On 04/20/2012 12:34 AM, jfoug wrote:
> Well, the 2 formats I have been working on are:   PHPS/dynamic_6, which is
> md5(md5($p).$s) with 3 byte salt, and osCommerce (dynamic_4), md5($s.$p)
> with a 2 byte salt.  Both of these formats have salt values from a space
> char, up to 0x7e (the '~' tilde char).  From some initial testing, I found a
> lot of the PHPS (I have about 800k of them), and also there are a lot of
> OSCommerce (I am just starting to collect them).

That's interesting. But under normal circumstances, you probably
wouldn't throw away the salt. (Or are there systems which compute the
hash with a rendom salt, but don't store the salt?
This would mean that during login up to 95**2 or 95**3 combinations need
to be tried.

After cracking several passwords, did you detect any patterns, i.e.,
non-random salts?
Either a non-uniform distribution of salts, or a salt which (due to a
broken implementation) based on the password?

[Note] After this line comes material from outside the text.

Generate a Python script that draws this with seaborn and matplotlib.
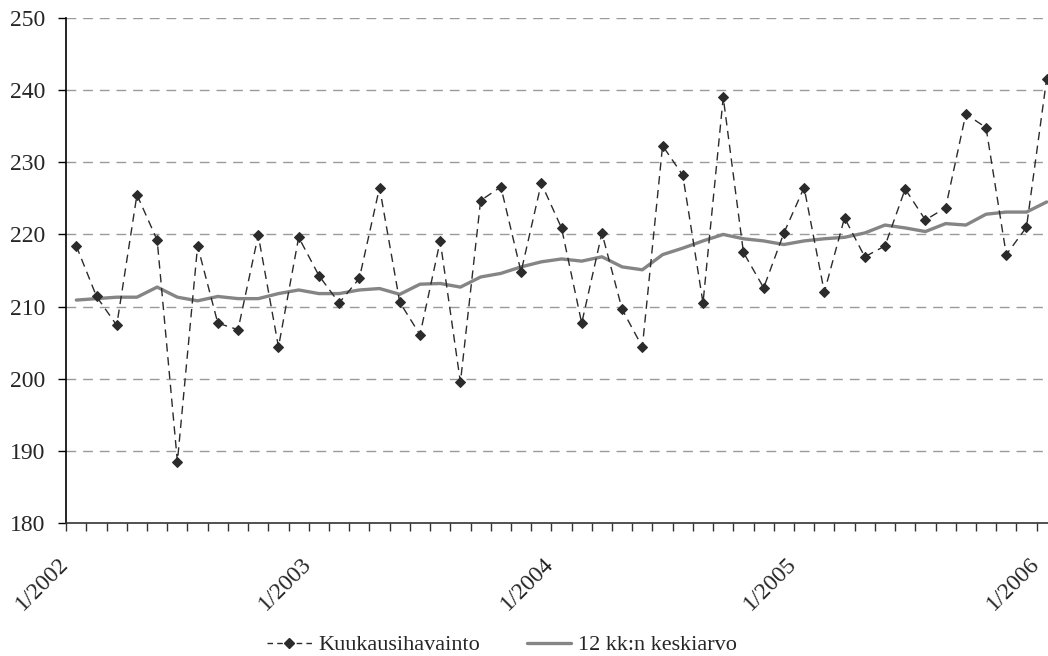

For DES, I know that some implementations used the password as the salt,
so that "password" would result in "pa" becoming the salt.
Other broken implementations would use "or" as a salt for passwords of
length 8, "56" for password "1234567", "12" for password "123".
If the user picked a password of a length > 8, then you'd have
"78" for password "123456789" or "89" for "1234567890", "90" for
"1234567890x", but of yourse the password would be cut to the length 8.

I've even seen "123456" as a salt in an md5 hash for password "123456".
Probably the same people who used the password as a salt in their DES
implementation later learned that md5 is more secure than DES.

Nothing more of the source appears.